Previous studies identified various
loci involved in the quantitative resistance to V. dahliae and
S. sclerotiorum, mostly through comprehensive analysis in biparental mapping, association mapping, or transcriptome differential expression studies [
25,
26,
30,
31,
32,
46] (citas). In an attempt to provide a biological context to the candidate genes derived either by co-localizing with a molecular marker in GWAS studies or by being located in between markers of QTL studies, we focused on the candidates predicted as related to defense functions in our modules of interest. This strategy allowed to select and annotate by association the candidates immersed in a defense-related biological context. The resulting list included 122 unique genes, of which 1 was from group A, 40 were from the close vicinity of 44 associated markers of group B, and the remaining 81 genes were included in 13 QTL regions from group C (see
File S5). Interestingly, 7 of the 122 genes had been repeatedly identified by different studies. Furthermore, of the 122 total
loci, 43 have no previous BP GO term annotation, 3 are WRKY transcription factors, and 8 are described as “unknown” or “uncharacterized” proteins.

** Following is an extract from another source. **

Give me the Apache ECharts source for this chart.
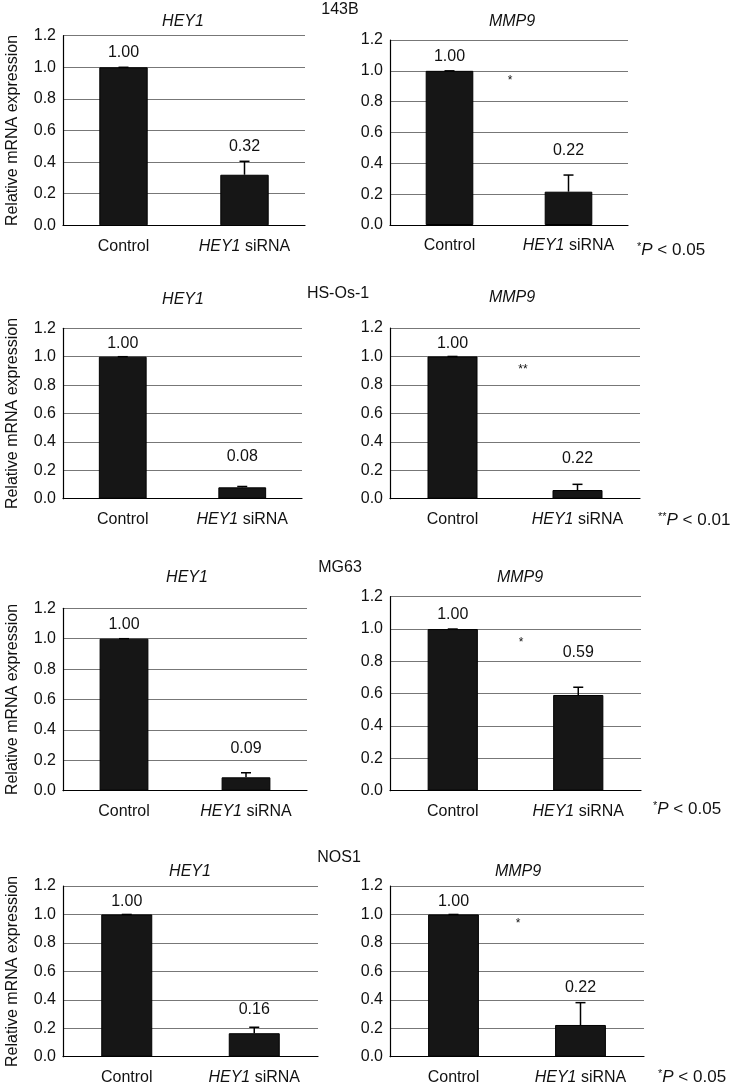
<!DOCTYPE html>
<html>
<head>
<meta charset="utf-8">
<script src="https://cdn.jsdelivr.net/npm/echarts@6/dist/echarts.min.js"></script>
<style>
html,body{margin:0;padding:0;background:#fff;}
#chart{width:735px;height:1086px;}
</style>
</head>
<body>
<div id="chart"></div>
<script>
// ---------- DATA ----------
const categories = ['Control', 'HEY1 siRNA'];
const cellLines = ['143B', 'HS-Os-1', 'MG63', 'NOS1'];
const genes = ['HEY1', 'MMP9'];
const yTickLabels = ['0.0', '0.2', '0.4', '0.6', '0.8', '1.0', '1.2'];

const hey1Values = [[1.00, 0.32], [1.00, 0.08], [1.00, 0.088], [1.00, 0.165]];
const hey1Errors = [[0, 0.085], [0, 0.006], [0, 0.03], [0, 0.042]];
const hey1Labels = [['1.00', '0.32'], ['1.00', '0.08'], ['1.00', '0.09'], ['1.00', '0.16']];

const mmp9Values = [[1.00, 0.216], [1.00, 0.061], [1.00, 0.592], [1.00, 0.223]];
const mmp9Errors = [[0, 0.108], [0, 0.04], [0, 0.048], [0, 0.157]];
const mmp9Labels = [['1.00', '0.22'], ['1.00', '0.22'], ['1.00', '0.59'], ['1.00', '0.22']];

const significance = ['*', '**', '*', '*'];
const pThresholds = ['0.05', '0.01', '0.05', '0.05'];

// ---------- LAYOUT ----------
const FONT = '"Liberation Sans", Arial, Helvetica, sans-serif';
const grids = [
  // [left, top, width, height] per row: HEY1 then MMP9
  [[63, 35.7, 242, 189.6], [390, 40, 238, 185]],
  [[63, 328.3, 239, 170.4], [390, 328, 250, 170.7]],
  [[63, 608.3, 244, 182.4], [390, 596.7, 251, 194]],
  [[63, 886, 255, 170.7], [390, 886, 254, 170.7]]
];
// value-label anchor heights (in axis units) as placed in the figure
const labelAnchors = [
  [[1.09, 0.50], [1.09, 0.48]],
  [[1.09, 0.296], [1.09, 0.28]],
  [[1.09, 0.28], [1.09, 0.854]],
  [[1.09, 0.328], [1.09, 0.488]]
];
const titlePos = [
  [[183, 22], [512, 22]],
  [[183, 300], [512, 298]],
  [[187, 578], [520, 578]],
  [[190, 872], [518, 872]]
];
const cellPos = [[340, 10], [338, 294], [340, 568], [339, 858]];
const starPos = [[510, 81], [523, 370], [521, 643], [518, 924]];
const pPos = [[637, 250], [658, 520], [653, 809], [658, 1077]];

// ---------- BUILD ----------
const option = {
  animation: false,
  backgroundColor: '#fff',
  textStyle: { fontFamily: FONT },
  grid: [], xAxis: [], yAxis: [], series: [], graphic: []
};

let gi = 0;
for (let r = 0; r < 4; r++) {
  for (let c = 0; c < 2; c++) {
    const g = grids[r][c];
    option.grid.push({ left: g[0], top: g[1], width: g[2], height: g[3], containLabel: false });
    option.xAxis.push({
      type: 'category', gridIndex: gi, data: categories,
      axisLine: { lineStyle: { color: '#000', width: 1.2 } },
      axisTick: { show: false },
      axisLabel: {
        interval: 0, hideOverlap: false,
        color: '#111', fontSize: 16, fontFamily: FONT, margin: 13,
        formatter: v => v === 'HEY1 siRNA' ? '{i|HEY1} siRNA' : v,
        rich: { i: { fontStyle: 'italic', fontSize: 16, fontFamily: FONT, color: '#111' } }
      }
    });
    option.yAxis.push({
      type: 'value', gridIndex: gi, min: 0, max: 1.2, interval: 0.2,
      name: c === 0 ? 'Relative mRNA expression' : '',
      nameLocation: 'middle', nameGap: 42,
      nameTextStyle: { fontSize: 16, color: '#111', fontFamily: FONT },
      axisLine: { show: true, lineStyle: { color: '#000', width: 1.2 } },
      axisTick: { show: false },
      axisLabel: {
        color: '#111', fontSize: 16, fontFamily: FONT, margin: 7,
        formatter: v => yTickLabels[Math.round(v / 0.2)]
      },
      splitLine: { show: true, lineStyle: { color: '#777', width: 1 } }
    });
    const vals = c === 0 ? hey1Values[r] : mmp9Values[r];
    const errs = c === 0 ? hey1Errors[r] : mmp9Errors[r];
    const labs = c === 0 ? hey1Labels[r] : mmp9Labels[r];
    const anch = labelAnchors[r][c];
    option.series.push({
      type: 'bar', xAxisIndex: gi, yAxisIndex: gi, barWidth: '40%',
      data: vals,
      itemStyle: { color: '#161616', borderColor: '#000', borderWidth: 1 },
      z: 2
    });
    option.series.push({
      type: 'custom', xAxisIndex: gi, yAxisIndex: gi, z: 3,
      data: vals.map((v, i) => [i, v, errs[i]]),
      renderItem: (params, api) => {
        const x = api.value(0), v = api.value(1), e = api.value(2);
        const b = api.coord([x, v]);
        const t = api.coord([x, v + e]);
        return {
          type: 'group', children: [
            { type: 'line', shape: { x1: b[0], y1: b[1], x2: t[0], y2: t[1] }, style: { stroke: '#000', lineWidth: 1.5 } },
            { type: 'line', shape: { x1: t[0] - 5, y1: t[1], x2: t[0] + 5, y2: t[1] }, style: { stroke: '#000', lineWidth: 1.5 } }
          ]
        };
      }
    });
    option.series.push({
      type: 'custom', xAxisIndex: gi, yAxisIndex: gi, z: 4,
      data: labs.map((s, i) => [i, anch[i], s]),
      renderItem: (params, api) => {
        const p = api.coord([api.value(0), api.value(1)]);
        return {
          type: 'text',
          style: {
            x: p[0], y: p[1], text: labs[params.dataIndex],
            fill: '#111', font: '16px ' + FONT, textAlign: 'center', textVerticalAlign: 'middle'
          }
        };
      }
    });
    option.graphic.push({
      type: 'text', x: titlePos[r][c][0], y: titlePos[r][c][1],
      style: { text: genes[c], font: 'italic 16px ' + FONT, fill: '#111', textAlign: 'center', textVerticalAlign: 'middle' }
    });
    gi++;
  }
  option.graphic.push({
    type: 'text', x: cellPos[r][0], y: cellPos[r][1],
    style: { text: cellLines[r], font: '16px ' + FONT, fill: '#111', textAlign: 'center', textVerticalAlign: 'middle' }
  });
  option.graphic.push({
    type: 'text', x: starPos[r][0], y: starPos[r][1],
    style: { text: significance[r], font: '12px ' + FONT, fill: '#111', textAlign: 'center', textVerticalAlign: 'middle' }
  });
  option.graphic.push({
    type: 'text', x: pPos[r][0], y: pPos[r][1],
    style: {
      text: '{s|' + significance[r] + '}{p|P} < ' + pThresholds[r],
      font: '17px ' + FONT, fill: '#111', textVerticalAlign: 'middle',
      rich: {
        s: { font: '11px ' + FONT, fill: '#111', verticalAlign: 'top' },
        p: { font: 'italic 17px ' + FONT, fill: '#111' }
      }
    }
  });
}

const chart = echarts.init(document.getElementById('chart'), null, { renderer: 'canvas' });
chart.setOption(option);
</script>
</body>
</html>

Overall, the aforementioned findings present a novel approach to exploiting the great amount of data generated in sunflower to date. Although only a moderate proportion of the sunflower genome could be included in our networks, they highlight the presence of genetic drivers and group co-expressed elements, expanding our understanding of the associations established during different biological processes taking place. The insights into disease resistance in sunflowers are of particular interest for breeding programs. The identification of WRKY genes with a recurrent and central role in defense-related modules presents a compelling example of promising breeding targets. The dominant role of these transcription factors can potentially achieve more comprehensive and substantial effects on multiple
loci associated with defense responses by modulating the expression of various downstream genes. This could also apply to other hub-genes, allowing for fine-tuning the breeding strategies and leading to the development of sunflower varieties with enhanced defense capabilities against fungal pathogens. The defense-related annotation resource generated in this study is available in
File S5, where it can be explored by the sunflower and plant community to facilitate future research, as these novel annotations might provide the missing link in defense-related pathways.